24[Jesus] went off to the district of Tyre. He entered a house and wanted no one to know about it, but he could not escape notice. 25Soon a woman whose daughter had an unclean spirit heard about him. She came and fell at his feet. 26The woman was a Greek, a Syrophoenician by birth, and she begged him to drive the demon out of her daughter. 27He said to her, “Let the children be fed first. For it is not right to take the food of the children and throw it to the dogs.” 28She replied and said to him, “Lord, even the dogs under the table eat the children’s scraps.” 29Then he said to her, “For saying this, you may go. The demon has gone out of your daughter.” 30When the woman went home, she found the child lying in bed and the demon gone.
EVEN THE DOGS… EAT THE CHILDREN’S SCRAPS: Jesus travels through the regions outside of Galilee, the northern part of the “holy land.” His reputation, meanwhile, has spread as far as Tyre and Sidon. His presence is made known to a Syrophoenician woman who begs him to drive the demon out of her daughter.
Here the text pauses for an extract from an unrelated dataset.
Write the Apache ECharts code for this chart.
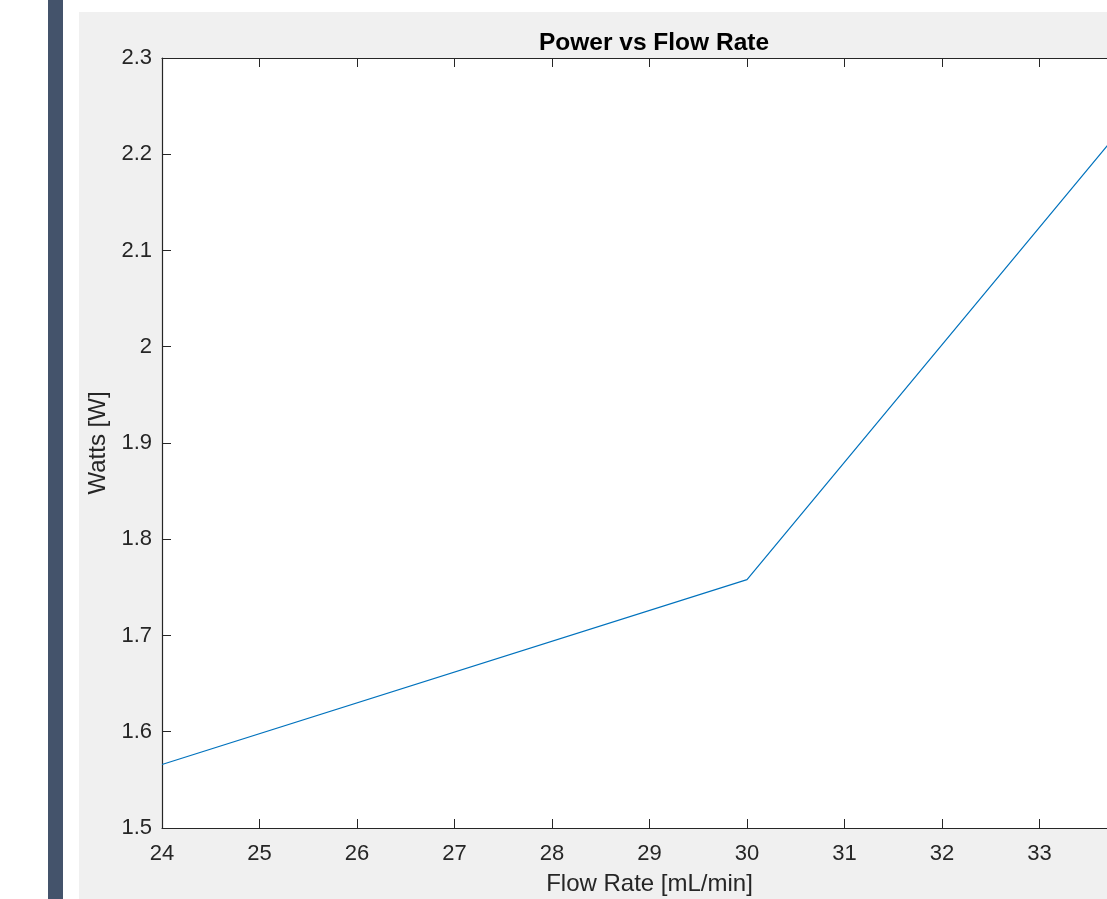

She falls at the feet of Jesus like a client seeking a favor from a patron.
In the patronage system of the time, Jesus replies that the favor of the God of Israel should go first to the children of the family, that is, to Israel. Adding to her disappointment and distress, Jesus calls her kind “dogs,” a strong insult in the Mediterranean world, since dogs were scavengers, not domestic pets. The term used for dogs here is kunaria, “puppies,” probably because the favor sought of Jesus is for a child, but the term is nonetheless insulting.
The woman’s reply indicates not just her understanding of her people’s standing before the God of Israel but also her unusual trust in Jesus as God’s broker. Like Jacob who wrestles with a mysterious person by Jabbok River and receives a blessing (Gn 32:25-26), the distraught mother “wrestles” with Jesus and is rewarded with the healing of her child.